— begin Recorded information —
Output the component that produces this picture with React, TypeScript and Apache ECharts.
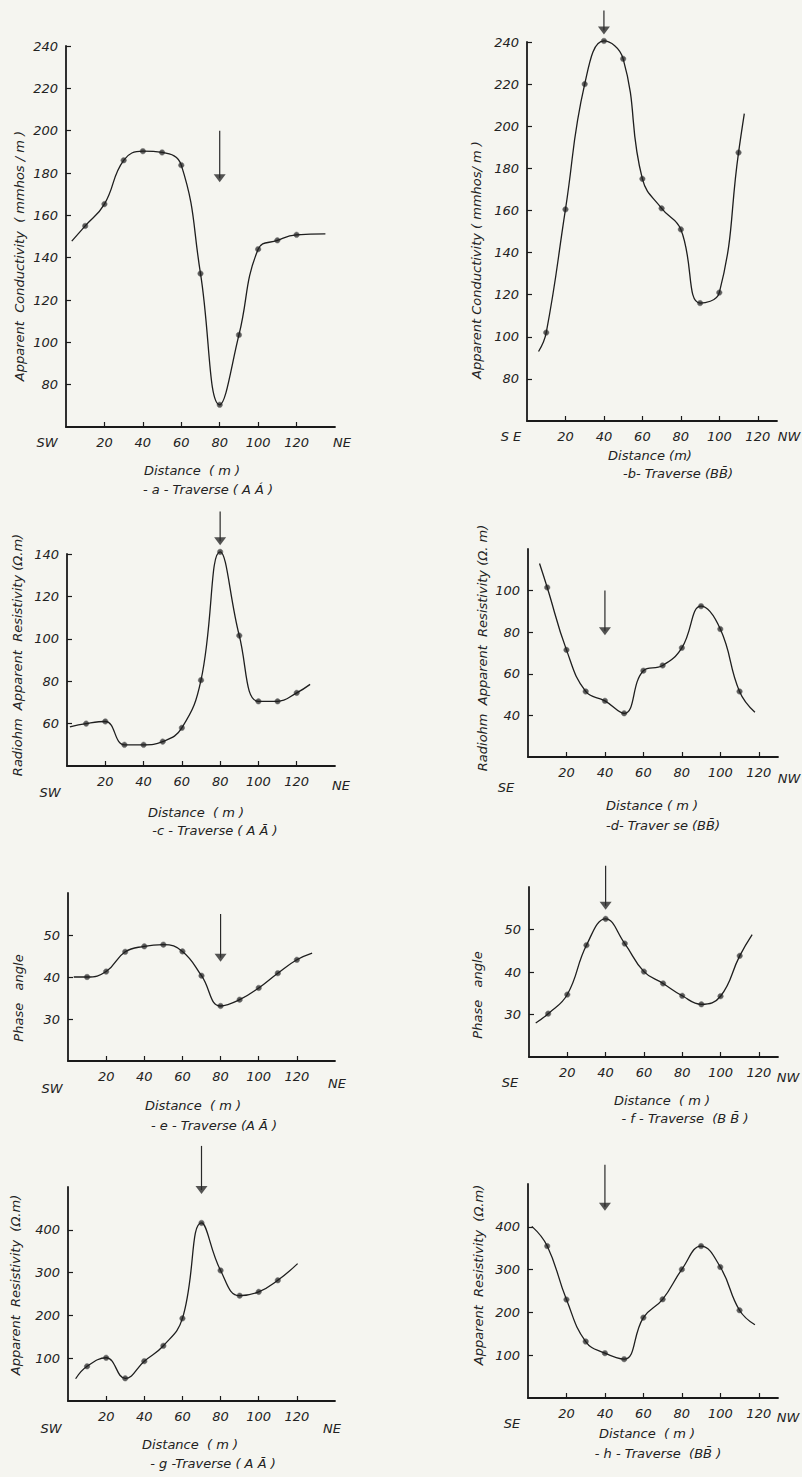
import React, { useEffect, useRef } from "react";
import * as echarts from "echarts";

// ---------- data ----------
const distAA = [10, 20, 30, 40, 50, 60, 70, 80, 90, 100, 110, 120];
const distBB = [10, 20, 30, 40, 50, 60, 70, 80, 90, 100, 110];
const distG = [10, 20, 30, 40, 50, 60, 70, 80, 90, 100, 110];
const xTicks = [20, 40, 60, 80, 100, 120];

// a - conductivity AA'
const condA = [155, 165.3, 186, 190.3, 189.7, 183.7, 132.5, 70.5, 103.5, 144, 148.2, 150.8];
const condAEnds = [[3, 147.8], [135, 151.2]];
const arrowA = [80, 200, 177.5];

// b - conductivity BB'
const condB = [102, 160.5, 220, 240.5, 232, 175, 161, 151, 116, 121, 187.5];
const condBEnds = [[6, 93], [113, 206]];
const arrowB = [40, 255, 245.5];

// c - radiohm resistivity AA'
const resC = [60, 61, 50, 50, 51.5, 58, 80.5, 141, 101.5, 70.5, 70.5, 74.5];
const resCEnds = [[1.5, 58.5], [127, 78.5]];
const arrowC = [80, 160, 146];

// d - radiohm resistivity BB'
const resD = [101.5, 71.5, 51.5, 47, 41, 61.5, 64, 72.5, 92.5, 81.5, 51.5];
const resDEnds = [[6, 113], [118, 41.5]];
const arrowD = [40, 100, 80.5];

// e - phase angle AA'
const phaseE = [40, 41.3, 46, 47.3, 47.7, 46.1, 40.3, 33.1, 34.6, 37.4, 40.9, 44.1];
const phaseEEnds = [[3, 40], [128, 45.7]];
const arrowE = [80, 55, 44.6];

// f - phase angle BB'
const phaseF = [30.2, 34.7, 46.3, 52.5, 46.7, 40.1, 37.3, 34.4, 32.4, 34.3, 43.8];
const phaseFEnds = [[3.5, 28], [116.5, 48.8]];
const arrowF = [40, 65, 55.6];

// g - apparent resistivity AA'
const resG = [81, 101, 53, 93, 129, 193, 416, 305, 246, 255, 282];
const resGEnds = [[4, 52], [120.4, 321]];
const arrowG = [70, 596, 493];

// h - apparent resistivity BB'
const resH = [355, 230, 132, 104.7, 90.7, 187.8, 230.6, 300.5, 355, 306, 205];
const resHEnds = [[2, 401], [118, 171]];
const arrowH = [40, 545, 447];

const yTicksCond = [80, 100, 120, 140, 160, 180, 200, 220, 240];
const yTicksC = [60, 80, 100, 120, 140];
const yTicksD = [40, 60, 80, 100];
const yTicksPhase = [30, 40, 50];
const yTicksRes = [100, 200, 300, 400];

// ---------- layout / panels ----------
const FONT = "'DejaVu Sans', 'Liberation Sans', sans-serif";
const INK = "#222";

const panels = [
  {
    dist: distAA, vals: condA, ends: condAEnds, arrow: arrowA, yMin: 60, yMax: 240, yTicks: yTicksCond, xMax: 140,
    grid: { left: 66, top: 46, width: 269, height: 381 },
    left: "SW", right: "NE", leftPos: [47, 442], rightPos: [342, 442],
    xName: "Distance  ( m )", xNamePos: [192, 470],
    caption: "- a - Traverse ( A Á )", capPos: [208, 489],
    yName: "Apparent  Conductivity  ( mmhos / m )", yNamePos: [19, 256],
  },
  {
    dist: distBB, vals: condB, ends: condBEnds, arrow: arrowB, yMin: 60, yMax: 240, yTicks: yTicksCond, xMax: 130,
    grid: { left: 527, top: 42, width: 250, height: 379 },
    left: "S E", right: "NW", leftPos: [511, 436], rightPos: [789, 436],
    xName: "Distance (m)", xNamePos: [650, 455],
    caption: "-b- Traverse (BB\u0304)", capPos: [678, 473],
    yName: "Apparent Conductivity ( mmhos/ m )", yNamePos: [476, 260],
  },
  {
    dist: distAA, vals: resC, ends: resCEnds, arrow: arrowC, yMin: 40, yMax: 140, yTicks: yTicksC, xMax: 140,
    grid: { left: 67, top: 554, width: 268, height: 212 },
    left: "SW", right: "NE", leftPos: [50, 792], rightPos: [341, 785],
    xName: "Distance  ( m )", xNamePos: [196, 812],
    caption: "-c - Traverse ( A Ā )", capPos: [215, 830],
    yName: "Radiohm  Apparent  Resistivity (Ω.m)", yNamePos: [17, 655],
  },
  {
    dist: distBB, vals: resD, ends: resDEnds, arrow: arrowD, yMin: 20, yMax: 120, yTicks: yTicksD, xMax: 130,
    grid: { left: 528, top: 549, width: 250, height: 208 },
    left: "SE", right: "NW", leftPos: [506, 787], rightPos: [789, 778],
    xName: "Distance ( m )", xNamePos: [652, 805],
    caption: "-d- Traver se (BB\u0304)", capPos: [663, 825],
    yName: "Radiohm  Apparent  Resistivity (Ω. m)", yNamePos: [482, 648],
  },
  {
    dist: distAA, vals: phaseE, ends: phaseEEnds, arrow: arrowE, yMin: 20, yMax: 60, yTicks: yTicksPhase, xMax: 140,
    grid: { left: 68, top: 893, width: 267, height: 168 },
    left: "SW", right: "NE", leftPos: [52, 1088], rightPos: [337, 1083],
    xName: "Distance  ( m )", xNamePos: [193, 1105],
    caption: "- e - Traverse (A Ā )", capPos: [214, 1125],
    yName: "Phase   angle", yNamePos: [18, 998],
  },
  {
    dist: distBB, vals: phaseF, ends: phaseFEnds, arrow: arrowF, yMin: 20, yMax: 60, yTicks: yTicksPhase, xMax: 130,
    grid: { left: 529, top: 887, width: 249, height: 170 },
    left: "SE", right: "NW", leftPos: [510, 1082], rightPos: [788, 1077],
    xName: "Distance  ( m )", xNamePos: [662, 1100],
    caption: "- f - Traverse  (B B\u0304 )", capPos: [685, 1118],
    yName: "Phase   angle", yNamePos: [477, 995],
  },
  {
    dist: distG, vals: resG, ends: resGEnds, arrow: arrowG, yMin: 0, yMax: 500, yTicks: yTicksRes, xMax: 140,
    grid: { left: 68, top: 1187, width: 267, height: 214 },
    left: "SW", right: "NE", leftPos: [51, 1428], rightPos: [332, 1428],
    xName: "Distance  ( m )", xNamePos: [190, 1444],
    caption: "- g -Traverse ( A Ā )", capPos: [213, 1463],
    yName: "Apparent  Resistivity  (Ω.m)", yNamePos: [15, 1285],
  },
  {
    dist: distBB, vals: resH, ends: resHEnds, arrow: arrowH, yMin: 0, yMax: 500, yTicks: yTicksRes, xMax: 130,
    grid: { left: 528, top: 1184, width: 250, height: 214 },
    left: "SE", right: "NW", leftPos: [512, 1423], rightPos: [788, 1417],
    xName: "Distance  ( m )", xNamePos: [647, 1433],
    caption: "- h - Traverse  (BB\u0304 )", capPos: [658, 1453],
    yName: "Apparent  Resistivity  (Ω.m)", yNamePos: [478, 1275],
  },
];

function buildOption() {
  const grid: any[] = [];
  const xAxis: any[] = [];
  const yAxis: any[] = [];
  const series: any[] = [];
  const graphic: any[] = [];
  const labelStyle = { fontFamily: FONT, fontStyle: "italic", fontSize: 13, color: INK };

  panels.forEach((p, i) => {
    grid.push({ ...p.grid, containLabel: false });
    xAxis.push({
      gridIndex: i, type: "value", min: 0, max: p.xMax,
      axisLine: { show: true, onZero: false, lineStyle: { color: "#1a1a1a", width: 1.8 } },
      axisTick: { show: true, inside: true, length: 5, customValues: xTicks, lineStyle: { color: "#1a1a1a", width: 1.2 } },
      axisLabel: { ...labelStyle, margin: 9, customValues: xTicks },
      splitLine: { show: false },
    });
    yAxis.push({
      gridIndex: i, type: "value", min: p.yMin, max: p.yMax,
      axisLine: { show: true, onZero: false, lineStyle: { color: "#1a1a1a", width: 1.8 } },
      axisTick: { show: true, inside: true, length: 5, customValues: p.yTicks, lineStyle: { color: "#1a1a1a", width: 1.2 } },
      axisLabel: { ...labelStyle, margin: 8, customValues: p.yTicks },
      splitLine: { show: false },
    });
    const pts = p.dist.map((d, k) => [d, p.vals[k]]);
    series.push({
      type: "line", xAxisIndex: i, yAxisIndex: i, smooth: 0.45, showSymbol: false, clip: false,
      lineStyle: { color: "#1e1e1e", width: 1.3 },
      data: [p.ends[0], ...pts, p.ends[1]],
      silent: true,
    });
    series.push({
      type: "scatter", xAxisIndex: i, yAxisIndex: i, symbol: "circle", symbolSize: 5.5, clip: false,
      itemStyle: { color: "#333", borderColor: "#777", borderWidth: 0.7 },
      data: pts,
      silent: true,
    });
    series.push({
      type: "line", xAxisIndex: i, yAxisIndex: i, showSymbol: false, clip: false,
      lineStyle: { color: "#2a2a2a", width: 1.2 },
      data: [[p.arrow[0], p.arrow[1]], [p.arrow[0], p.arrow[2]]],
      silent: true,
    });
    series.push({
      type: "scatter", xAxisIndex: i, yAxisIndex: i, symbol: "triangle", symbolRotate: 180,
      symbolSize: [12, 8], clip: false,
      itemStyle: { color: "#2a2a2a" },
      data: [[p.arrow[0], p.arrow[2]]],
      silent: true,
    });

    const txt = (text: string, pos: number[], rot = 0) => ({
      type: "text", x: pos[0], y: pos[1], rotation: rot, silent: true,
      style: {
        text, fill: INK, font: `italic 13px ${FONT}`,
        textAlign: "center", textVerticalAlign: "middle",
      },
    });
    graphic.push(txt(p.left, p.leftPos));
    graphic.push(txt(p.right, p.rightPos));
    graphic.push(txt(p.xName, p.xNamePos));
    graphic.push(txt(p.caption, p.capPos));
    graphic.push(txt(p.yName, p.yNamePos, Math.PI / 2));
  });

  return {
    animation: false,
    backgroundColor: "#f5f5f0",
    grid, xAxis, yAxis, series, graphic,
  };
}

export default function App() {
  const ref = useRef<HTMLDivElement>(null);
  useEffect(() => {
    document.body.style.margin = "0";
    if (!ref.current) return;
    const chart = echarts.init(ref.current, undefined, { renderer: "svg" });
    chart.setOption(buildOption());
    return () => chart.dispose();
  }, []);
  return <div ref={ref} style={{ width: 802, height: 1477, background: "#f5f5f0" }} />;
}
— end Recorded information —
### What the task requires
Without the pictures, return the listing above from its first line through the line that has "const arrowD = [40, 100, 80.5];".

### The completed task
Output the component that produces this picture with React, TypeScript and Apache ECharts.
import React, { useEffect, useRef } from "react";
import * as echarts from "echarts";

// ---------- data ----------
const distAA = [10, 20, 30, 40, 50, 60, 70, 80, 90, 100, 110, 120];
const distBB = [10, 20, 30, 40, 50, 60, 70, 80, 90, 100, 110];
const distG = [10, 20, 30, 40, 50, 60, 70, 80, 90, 100, 110];
const xTicks = [20, 40, 60, 80, 100, 120];

// a - conductivity AA'
const condA = [155, 165.3, 186, 190.3, 189.7, 183.7, 132.5, 70.5, 103.5, 144, 148.2, 150.8];
const condAEnds = [[3, 147.8], [135, 151.2]];
const arrowA = [80, 200, 177.5];

// b - conductivity BB'
const condB = [102, 160.5, 220, 240.5, 232, 175, 161, 151, 116, 121, 187.5];
const condBEnds = [[6, 93], [113, 206]];
const arrowB = [40, 255, 245.5];

// c - radiohm resistivity AA'
const resC = [60, 61, 50, 50, 51.5, 58, 80.5, 141, 101.5, 70.5, 70.5, 74.5];
const resCEnds = [[1.5, 58.5], [127, 78.5]];
const arrowC = [80, 160, 146];

// d - radiohm resistivity BB'
const resD = [101.5, 71.5, 51.5, 47, 41, 61.5, 64, 72.5, 92.5, 81.5, 51.5];
const resDEnds = [[6, 113], [118, 41.5]];
const arrowD = [40, 100, 80.5];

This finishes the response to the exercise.